Moments like that could have made me feel like a victim if I let them. Instead, they taught me what I’m made of. They strengthened my spirit.
A few years later, I was invited back to Stanford’s Environment and Energy course to give a talk on Indigenous solutions in engineering. Since then, I have traveled the world carrying a purpose-driven belief that meaningful change is possible. I have spoken on the floor of the United Nations, leveraging both my lived experience and academic training. I have published numerous articles advocating for the elevation of Indigenous voices in climate and planetary health.

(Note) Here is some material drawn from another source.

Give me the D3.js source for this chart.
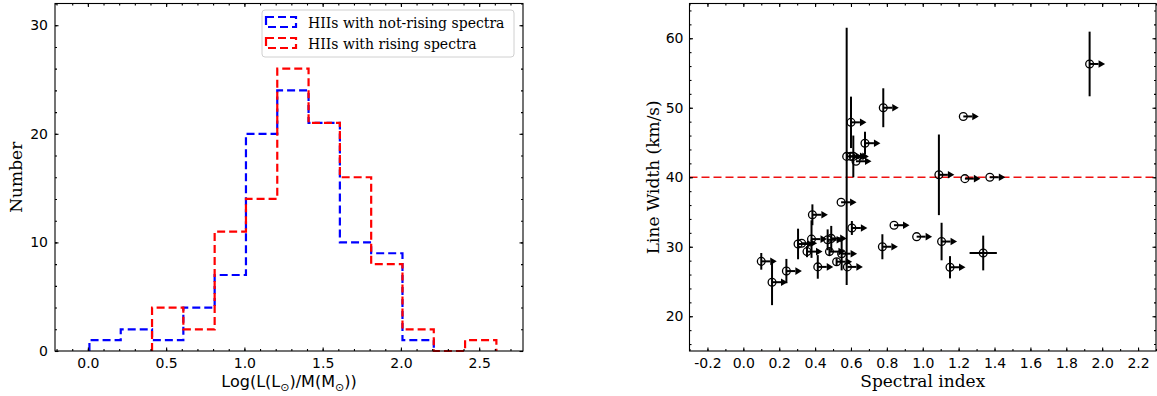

STEM is a tool. And the Indigenous experience — our ways of being — is full of power, strength, and beauty. Together, they can change everything.
This blog exists to share another perspective on why we must rethink engineering. Rethinking engineering means placing an additional lens on the world’s most pressing climate and planetary challenges. It means not only acknowledging that Indigenous Science is innovation, but acting on it and investing in it like our lives depend on it. Because for those like me, it does.
These systems were never designed to be sustainable. And that is exactly why an Indigenous perspective is necessary in reshaping them.
Welcome to Rethinking Engineering on Anpoetry — stories that light change.